Published September 05, 2013
We all have nightmares of opening the front door to find an IRS agent ready to audit our tax returns. But rest assured, only about 1% of all tax returns filed by individuals are audited. And the simpler the return, the less likely you will be audited.
The bad news is that your audit odds go up as your income increases or the more complex your tax return becomes. The Taxpayer Advocate says that the rates for “unreal audits” are as high as 7.4%. An “unreal audit” is simply a correspondence audit from the IRS in which it informs you of a mismatch between the numbers indicated on your tax return and a third-party document.
For example, if your Form W2 showed wages of $62,840 and you reported $62,000, the IRS will send you a letter and a tax bill for the difference. It will also allow you to protest the findings.
When it comes to getting selected for an audit, there are ways to stay under the radar. Dave Du Val, a consumer advocate from Taxaudit.com, specializes in educating taxpayers on how to file taxes to avoid an audit. “Just one item can cause an audit and the top-secret matrix system the IRS uses may kick out a return for an audit based on a number of entries that are just a ‘little off’ from what the IRS matrix thinks it should be.”
Listed below are red flags, according to Du Val, that can that can trigger an audit:
Credits. Taking the Earned Income Credit, Adoption Credit, and the American Opportunity credit can send up a red flag because there are so many qualifications behind these credits.
This does not mean you shouldn’t take every credit to which you are entitled, just be careful when filling out the paperwork and double-check your forms before submitting them. Just because you take advantage of these credits does not automatically place you on the most-wanted list.
Deductions. High deductions for charitable contributions, employee business expenses, and vehicle expenses, can make the IRS suspicious, says Du Val. If these are completely legitimate expenses, then you have nothing to fear, just keep adequate documentation.
I once represented a sales rep in audit that spent almost half of her income trying to drum up new business. She wrote off a large amount of automobile expense, client gifts, and meals and found herself being audited. However, because she kept receipts and a mileage log, and subsequent tax years showed an increase to income which further substantiated her spending, the IRS determined the expenses were valid and it was a no-change audit.

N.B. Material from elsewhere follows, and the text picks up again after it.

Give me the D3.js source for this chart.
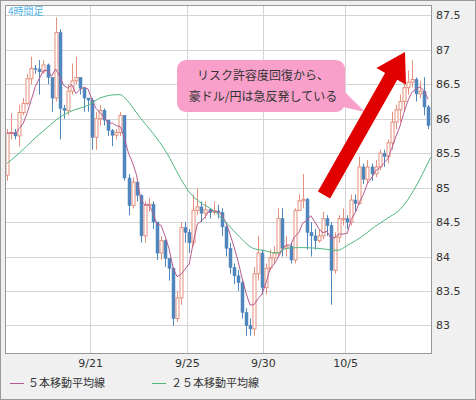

National Standards and Lifestyle. Deductions that are out of proportion with the income you’ve declared can lead the IRS to suspect unreported income. If your address is Bel-Air and you deduct DMV fees of $3,000, property taxes of $15,000 but are showing only $27,000 in income, the IRS is going to wonder how you manage and call for an examination.
Self-employment. Low or no income and high expenses for self-employment can also raise eyebrows. Showing losses year after year will cause the IRS to think that perhaps you are attempting to write off your hobby, so be sure to keep adequate documentation to support your deductions.
Accuracy is important. Be sure to review every number on your tax return before signing and filing it. Du Val says “Take time to learn the rules for the deductions you are claiming and that you qualify for them.”